**Data excerpt:**
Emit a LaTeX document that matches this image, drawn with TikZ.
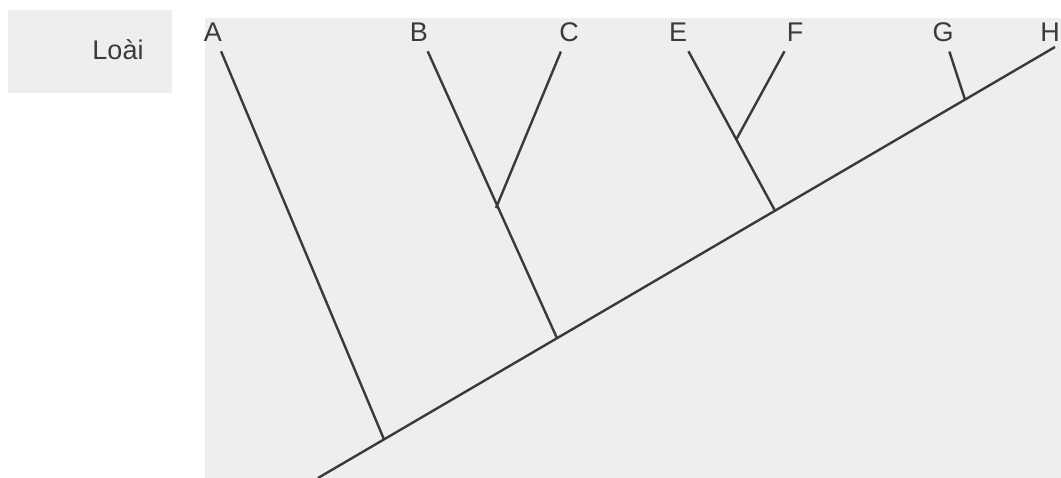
\documentclass[tikz,border=0pt]{standalone}
\usepackage{fontspec}
\setmainfont{Liberation Sans}
\usepackage{tikz}

\definecolor{panel}{RGB}{238,238,238}
\definecolor{ink}{RGB}{58,58,58}

\begin{document}
\begin{tikzpicture}[x=1pt,y=-1pt,
  taxon/.style={text=ink,font=\fontsize{27}{30}\selectfont,inner sep=1pt,outer sep=9pt},
  branch/.style={draw=ink,line width=2.4pt}]
\useasboundingbox (0,0) rectangle (1061,478);
\clip (0,0) rectangle (1061,478);
\fill[panel] (8,10) rectangle (172,93);
\fill[panel] (205,18) rectangle (1061,478);
\node[taxon] (loai) at (118,50) {Loài};
% species at the top
\node[taxon] (A) at (213,32) {A};
\node[taxon] (B) at (419,32) {B};
\node[taxon] (C) at (569,32) {C};
\node[taxon] (E) at (678,32) {E};
\node[taxon] (F) at (795,32) {F};
\node[taxon] (G) at (943,32) {G};
\node[taxon] (H) at (1050,32) {H};
% branching points
\coordinate (root) at (318,478);
\coordinate (jA) at (384,439.4);
\coordinate (jB) at (557,338.2);
\coordinate (jC) at (496,208);
\coordinate (jE) at (775,210.7);
\coordinate (jF) at (736,140);
\coordinate (jG) at (965,99.6);
\coordinate (tipH) at (1055,47);
\draw[branch] (root) -- (jA) -- (jB) -- (jE) -- (jG) -- (tipH);
\draw[branch] (A) -- (jA);
\draw[branch] (B) -- (jB);
\draw[branch] (C) -- (jC);
\draw[branch] (E) -- (jE);
\draw[branch] (F) -- (jF);
\draw[branch] (G) -- (jG);
\end{tikzpicture}
\end{document}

**What is expected:** Your task is to reproduce all of the material exactly. The pictures stay out.

**In response:**
Emit a LaTeX document that matches this image, drawn with TikZ.
\documentclass[tikz,border=0pt]{standalone}
\usepackage{fontspec}
\setmainfont{Liberation Sans}
\usepackage{tikz}

\definecolor{panel}{RGB}{238,238,238}
\definecolor{ink}{RGB}{58,58,58}

\begin{document}
\begin{tikzpicture}[x=1pt,y=-1pt,
  taxon/.style={text=ink,font=\fontsize{27}{30}\selectfont,inner sep=1pt,outer sep=9pt},
  branch/.style={draw=ink,line width=2.4pt}]
\useasboundingbox (0,0) rectangle (1061,478);
\clip (0,0) rectangle (1061,478);
\fill[panel] (8,10) rectangle (172,93);
\fill[panel] (205,18) rectangle (1061,478);
\node[taxon] (loai) at (118,50) {Loài};
% species at the top
\node[taxon] (A) at (213,32) {A};
\node[taxon] (B) at (419,32) {B};
\node[taxon] (C) at (569,32) {C};
\node[taxon] (E) at (678,32) {E};
\node[taxon] (F) at (795,32) {F};
\node[taxon] (G) at (943,32) {G};
\node[taxon] (H) at (1050,32) {H};
% branching points
\coordinate (root) at (318,478);
\coordinate (jA) at (384,439.4);
\coordinate (jB) at (557,338.2);
\coordinate (jC) at (496,208);
\coordinate (jE) at (775,210.7);
\coordinate (jF) at (736,140);
\coordinate (jG) at (965,99.6);
\coordinate (tipH) at (1055,47);
\draw[branch] (root) -- (jA) -- (jB) -- (jE) -- (jG) -- (tipH);
\draw[branch] (A) -- (jA);
\draw[branch] (B) -- (jB);
\draw[branch] (C) -- (jC);
\draw[branch] (E) -- (jE);
\draw[branch] (F) -- (jF);
\draw[branch] (G) -- (jG);
\end{tikzpicture}
\end{document}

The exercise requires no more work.